The Whistling Straits course is known for its hard shots, difficult landscape, and variable weather. Made with an Irish theme, the course is sometimes known for its roaming sheep that cross the green. Thankfully, this did not affect VanErmen nor the team in the slightest.
“The only teams we lost to were the number one team in the country in the NAIA (Keiser University), a top rank NCAA Division II team (Davenport University) and a top rank NCAA Division III team (Aurora University),” Oke said. The scores between the top four teams were within ten shots, and Coach Oke believes Taylor was right there in competition against those other squads.
On the women’s side, the Trojans were headlined by senior Elizabeth Kemper’s impressive third-place finish out of 47 golfers, followed by Shayne Lim taking the fourth spot.
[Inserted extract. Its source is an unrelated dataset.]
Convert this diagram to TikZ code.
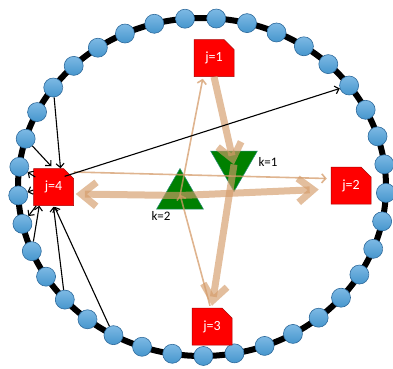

Two other Trojans finished in the top 10, with another placing in the top 20. Kemper said that the team did not play at their full potential, yet they secured a tournament win.
With Kemper’s big performance, it showed a lot about Taylor's depth. In the previous tournament, Kemper was not a top-five finisher, but with this bounce-back performance, she’s proved how well she can play.
“I was happy with how I played,” she said. “I didn’t qualify for the last two tournaments so I was happy that I was able to come back and play well and contribute to the team.”
Kemper believes that the team is stepping up, showing off their depth they can always perform well.
Coach Oke also spoke on the depth of the women’s team, and how there are many golfers that can make a big impact while on the green.
“I’ve always said as a college coach you have to have at least four good players (on a team),” Oke said. “We have six. It’s significant from the standpoint of competition internally. You don’t just get those spots, you have to earn them.”
The women’s team saw junior Sabrina Langerak transfer this past year to play at Ball State, but that has not stopped the focus of winning culture amongst the women’s team. Oke says that a winning culture comes from people deciding how hard they want to work. He believes that if a player is working hard and pulling the most out of their game, that person is already winning.
As both teams start their offseason, they look to rest, reset, and get ready for the second half of their season in the spring.